A strong business plan can make the difference between a promising idea and a fundable, actionable business. But not every business idea fits neatly into a standard template, especially when the model is innovative, niche, or technically complex.
If your concept is unlike anything already on the market, a custom business plan is often the better choice. It helps you explain the opportunity clearly, reduce uncertainty, and present your business in a way that investors, lenders, and partners can actually evaluate.
Why Unique Business Ideas Often Need Custom Business Plans
Prewritten plans and templates are useful when your business follows a familiar structure. For example, a café, cleaning company, or landscaping service can often use a standard format with only minor adjustments.
Unique business ideas are different. They may involve unusual revenue streams, new technology, hybrid service models, or a market that does not have direct competitors.

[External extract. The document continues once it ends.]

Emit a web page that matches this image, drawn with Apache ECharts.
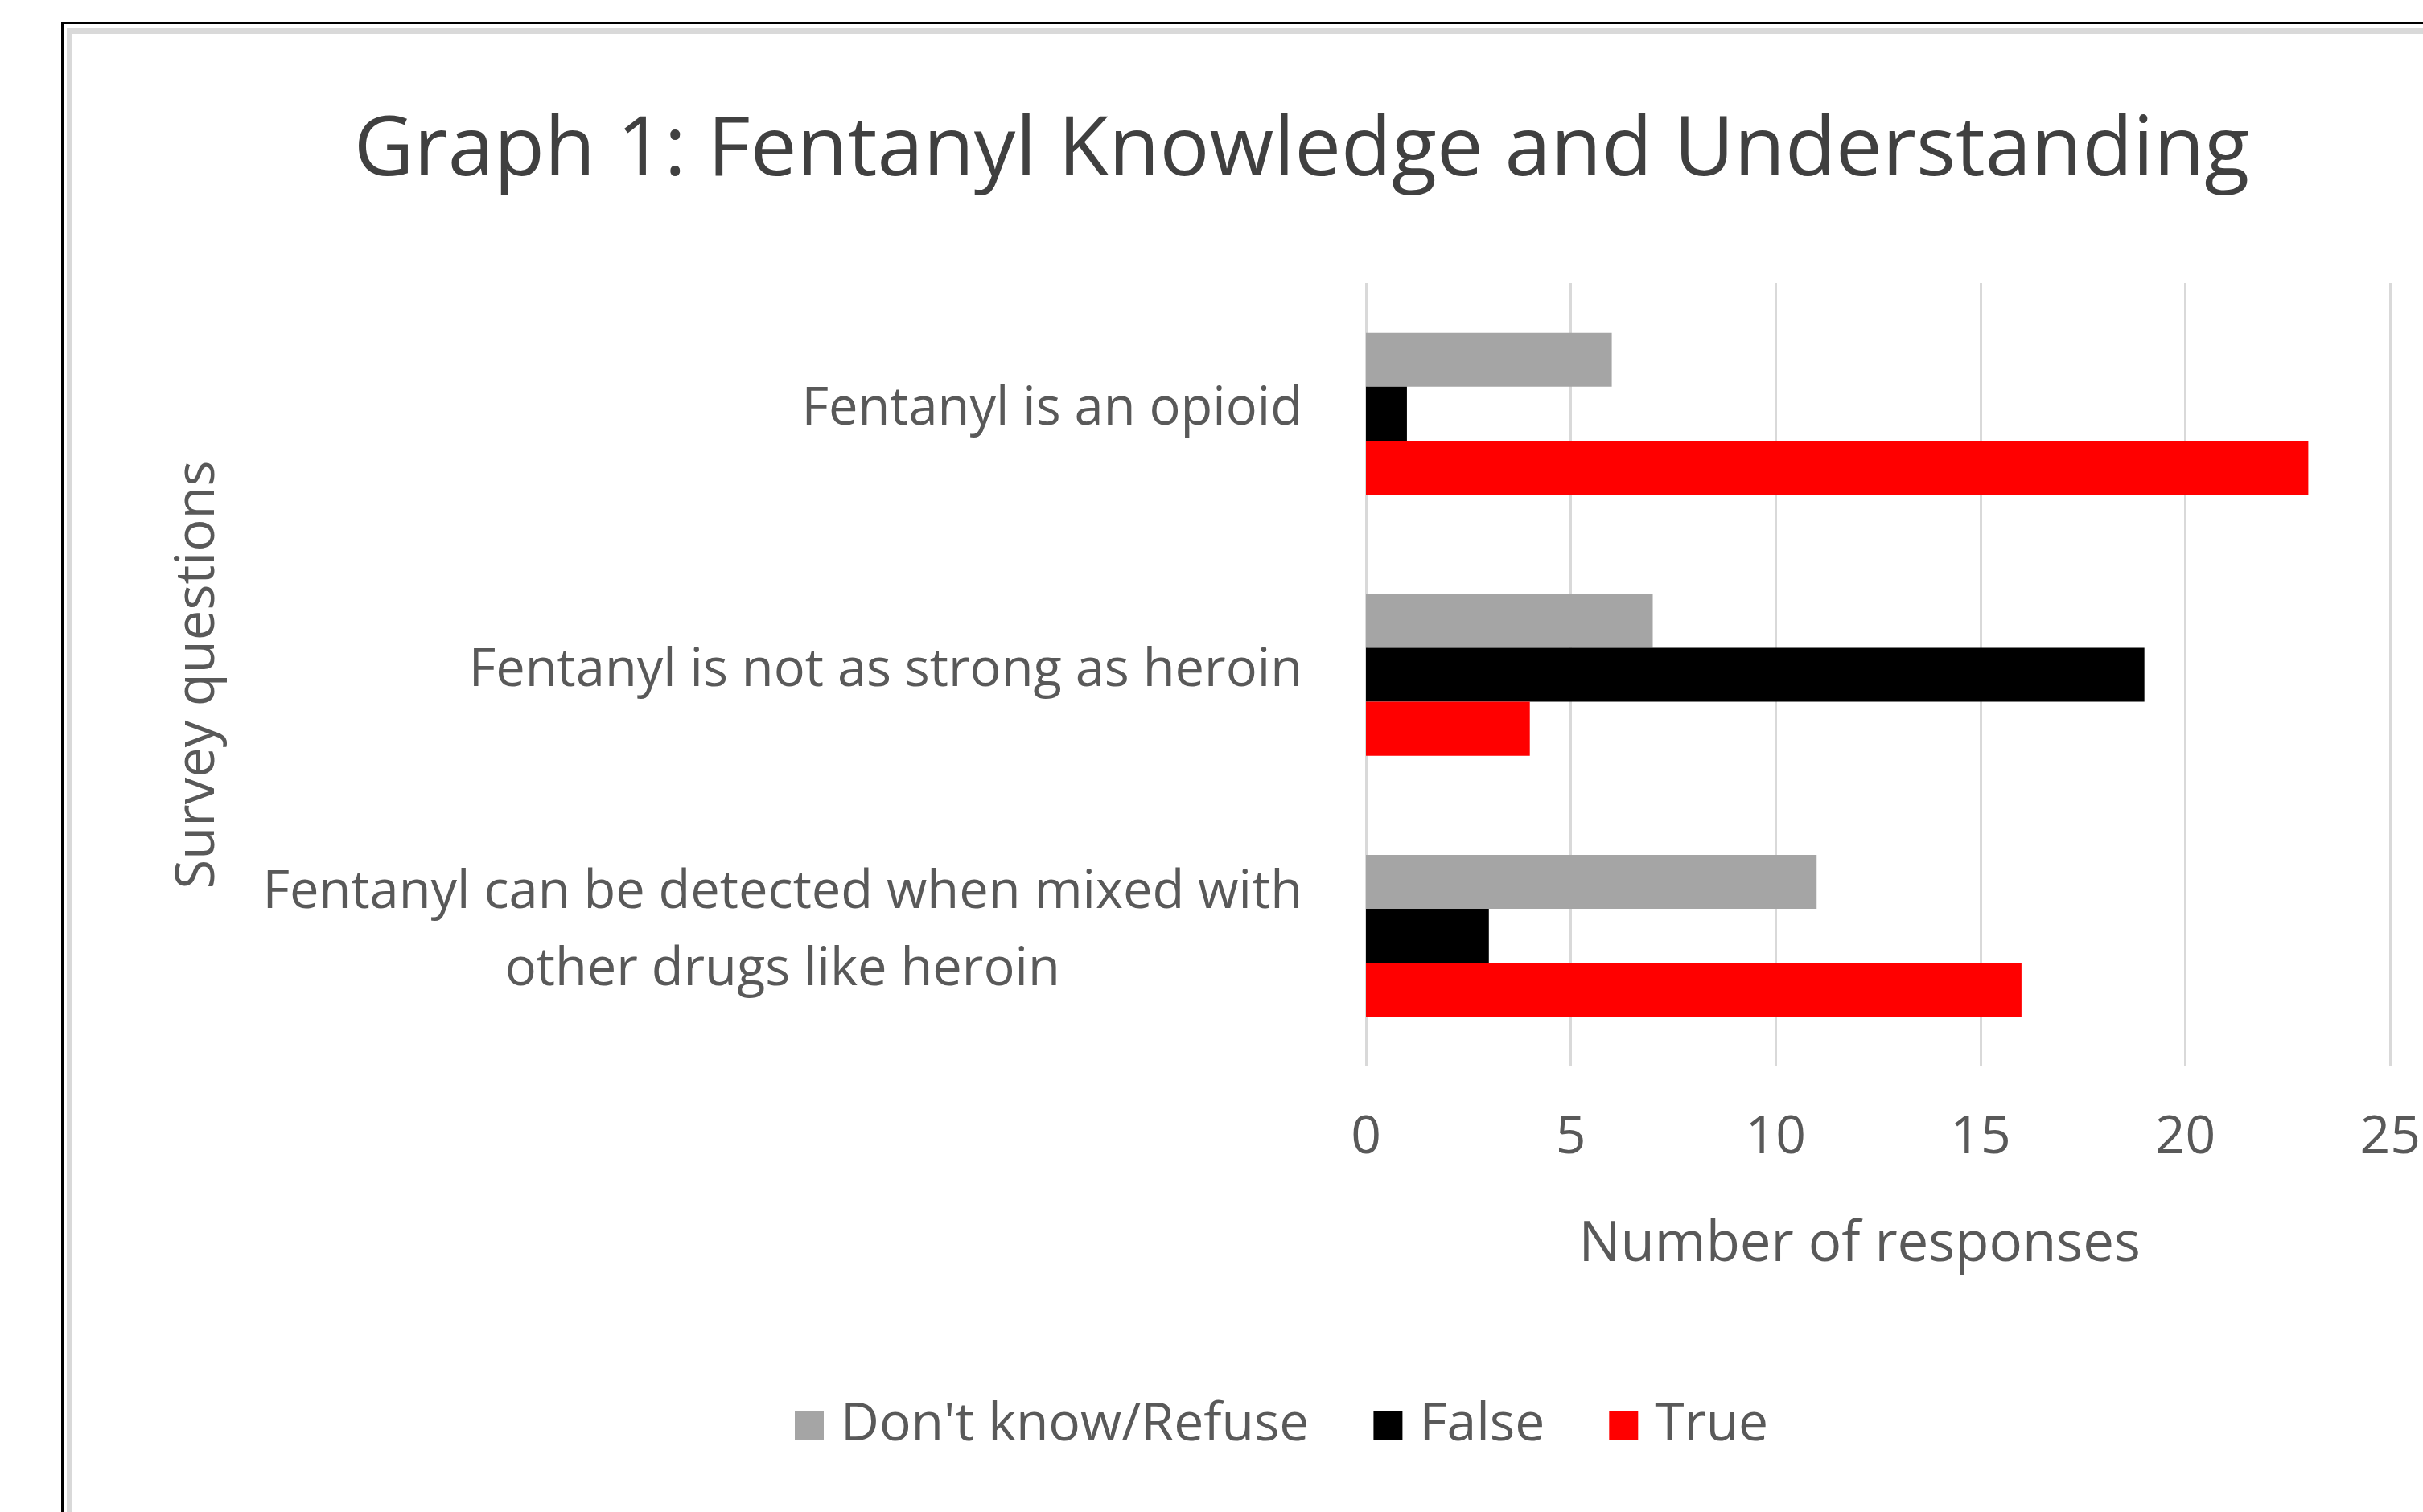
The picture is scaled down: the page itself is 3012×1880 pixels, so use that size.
<!DOCTYPE html>
<html>
<head>
<meta charset="utf-8">
<script src="https://cdn.jsdelivr.net/npm/echarts@6/dist/echarts.min.js"></script>
<style>
  html, body { margin: 0; padding: 0; background: #fff; }
  #chart { width: 3012px; height: 1880px; }
</style>
</head>
<body>
<div id="chart"></div>
<script>
  // Données du graphique
  const questions = [
    'Fentanyl is an opioid',
    'Fentanyl is not as strong as heroin',
    'Fentanyl can be detected when mixed with\nother drugs like heroin'
  ];
  const seriesNames = ["Don't know/Refuse", 'False', 'True'];
  const dontKnow = [6, 7, 11];
  const falseVals = [1, 19, 3];
  const trueVals = [23, 4, 16];
  const xTicks = [0, 5, 10, 15, 20, 25];

  const chart = echarts.init(document.getElementById('chart'));
  const fonte = '"Open Sans", "Noto Sans", sans-serif';
  const cinza = '#595959';

  const barra = (nome, valores, cor) => ({
    name: nome,
    type: 'bar',
    data: valores,
    barGap: '0%',
    barCategoryGap: '38%',
    itemStyle: { color: cor }
  });

  chart.setOption({
    backgroundColor: '#ffffff',
    animation: false,
    title: {
      text: 'Graph 1: Fentanyl Knowledge and Understanding',
      left: 1613,
      top: 132,
      textAlign: 'center',
      textStyle: { fontFamily: fonte, fontSize: 103, fontWeight: 'normal', color: '#404040' }
    },
    legend: {
      data: seriesNames,
      left: 983,
      top: 1734,
      itemWidth: 36,
      itemHeight: 36,
      itemGap: 80,
      icon: 'rect',
      textStyle: { fontFamily: fonte, fontSize: 66, color: cinza, padding: [0, 0, 0, 16] }
    },
    grid: { left: 1698, right: 34, top: 352, bottom: 554, containLabel: false },
    xAxis: {
      type: 'value',
      min: xTicks[0],
      max: xTicks[xTicks.length - 1],
      interval: 5,
      name: 'Number of responses',
      nameLocation: 'middle',
      nameGap: 188,
      nameTextStyle: { fontFamily: fonte, fontSize: 69, color: cinza, padding: [0, 46, 0, 0] },
      axisLine: { show: false },
      axisTick: { show: false },
      axisLabel: { fontFamily: fonte, fontSize: 66, color: cinza, margin: 56 },
      splitLine: { lineStyle: { color: '#d9d9d9', width: 3 } }
    },
    yAxis: {
      type: 'category',
      data: questions,
      inverse: true,
      name: 'Survey questions',
      nameLocation: 'middle',
      nameGap: 1418,
      nameTextStyle: { fontFamily: fonte, fontSize: 67, color: cinza },
      axisLine: { show: false },
      axisTick: { show: false },
      axisLabel: {
        margin: 79,
        align: 'right',
        padding: [0, 0, 10, 0],
        formatter: v => v.split('\n').map(l => '{c|' + l + '}').join('\n'),
        rich: {
          c: { fontFamily: fonte, fontSize: 65, color: cinza, align: 'center', lineHeight: 96 }
        }
      }
    },
    series: [
      barra(seriesNames[0], dontKnow, '#a5a5a5'),
      barra(seriesNames[1], falseVals, '#000000'),
      barra(seriesNames[2], trueVals, '#ff0000')
    ],
    graphic: [
      { type: 'rect', shape: { x: 76, y: 27, width: 2940, height: 3 }, style: { fill: '#000000' } },
      { type: 'rect', shape: { x: 76, y: 27, width: 3, height: 1860 }, style: { fill: '#000000' } },
      { type: 'rect', shape: { x: 83, y: 35, width: 2935, height: 7 }, style: { fill: '#d9d9d9' } },
      { type: 'rect', shape: { x: 83, y: 35, width: 6, height: 1850 }, style: { fill: '#d9d9d9' } }
    ]
  });
</script>
</body>
</html>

A custom business plan becomes valuable when you need to:
- Define a business model that does not follow a standard template
- Explain how your product or service solves a new problem
- Build realistic financial projections around unfamiliar assumptions
- Address investor concerns about market size, risk, and scalability
- Present your idea with credibility and clarity
If you are unsure whether your idea is simple enough for a template, compare your needs with Business Plan Template vs. Custom Business Plan: Which One Do You Need?.
Signs It’s Time to Request a Custom Business Plan
Not every entrepreneur needs custom writing. However, there are clear signals that your idea requires more than a fill-in-the-blank plan.
1. Your business model is unconventional
If your company earns money in a nontraditional way, a generic template may not capture the full picture. This is common with subscription marketplaces, app-based services, SaaS platforms, licensing models, or multi-sided platforms.
In these cases, a custom plan helps you explain how the business actually works and why it can be profitable.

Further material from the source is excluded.